**Dataset excerpt:**
## START
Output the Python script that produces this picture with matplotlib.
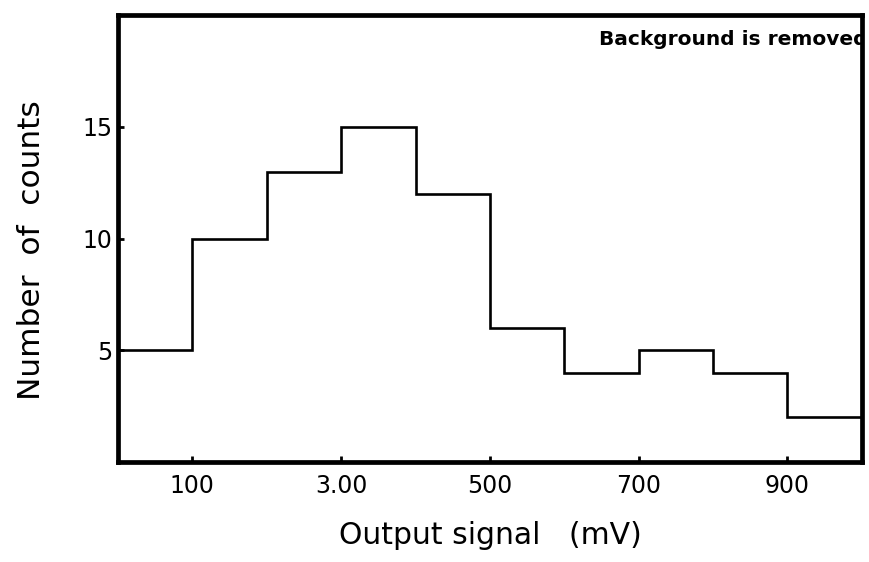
import matplotlib
matplotlib.use("Agg")
import matplotlib.pyplot as plt

# histogram of output signal, 100 mV bins
edges = [0, 100, 200, 300, 400, 500, 600, 700, 800, 900, 1000]
counts = [5, 10, 13, 15, 12, 6, 4, 5, 4, 2]

xticks = [100, 300, 500, 700, 900]
xticklabels = ["100", "3.00", "500", "700", "900"]
yticks = [5, 10, 15]

plt.rcParams['font.family'] = ['DejaVu Sans']

fig = plt.figure(figsize=(8.7, 5.62), dpi=100)
ax = fig.add_axes([0.1356, 0.178, 0.855, 0.795])

ax.stairs(counts, edges, baseline=None, color='black', linewidth=1.9)

ax.set_xlim(0, 1000)
ax.set_ylim(0, 20)
ax.set_xticks(xticks)
ax.set_xticklabels(xticklabels)
ax.set_yticks(yticks)
ax.tick_params(direction='in', length=4, width=2, labelsize=17)
ax.tick_params(axis='x', pad=9)
ax.tick_params(axis='y', pad=4)

for s in ax.spines.values():
    s.set_linewidth(3.4)

ax.set_xlabel("Output signal   (mV)", fontsize=21.5, labelpad=16)
ax.set_ylabel("Number  of  counts", fontsize=22.5)
ax.yaxis.set_label_coords(-0.097, 0.475)

# text runs into the right spine in the original
ax.text(1.008, 0.945, "Background is removed", transform=ax.transAxes,
        ha='right', va='center', fontsize=14.5, fontweight='bold', clip_on=True)

fig.savefig("out.png", dpi=100)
## END
**What to produce:** Omit the pictures, then repeat exactly each line from the beginning of the listing through the line with "baseline=None, color='black', linewidth=1.9)".

**Full solution:**
Output the Python script that produces this picture with matplotlib.
import matplotlib
matplotlib.use("Agg")
import matplotlib.pyplot as plt

# histogram of output signal, 100 mV bins
edges = [0, 100, 200, 300, 400, 500, 600, 700, 800, 900, 1000]
counts = [5, 10, 13, 15, 12, 6, 4, 5, 4, 2]

xticks = [100, 300, 500, 700, 900]
xticklabels = ["100", "3.00", "500", "700", "900"]
yticks = [5, 10, 15]

plt.rcParams['font.family'] = ['DejaVu Sans']

fig = plt.figure(figsize=(8.7, 5.62), dpi=100)
ax = fig.add_axes([0.1356, 0.178, 0.855, 0.795])

ax.stairs(counts, edges, baseline=None, color='black', linewidth=1.9)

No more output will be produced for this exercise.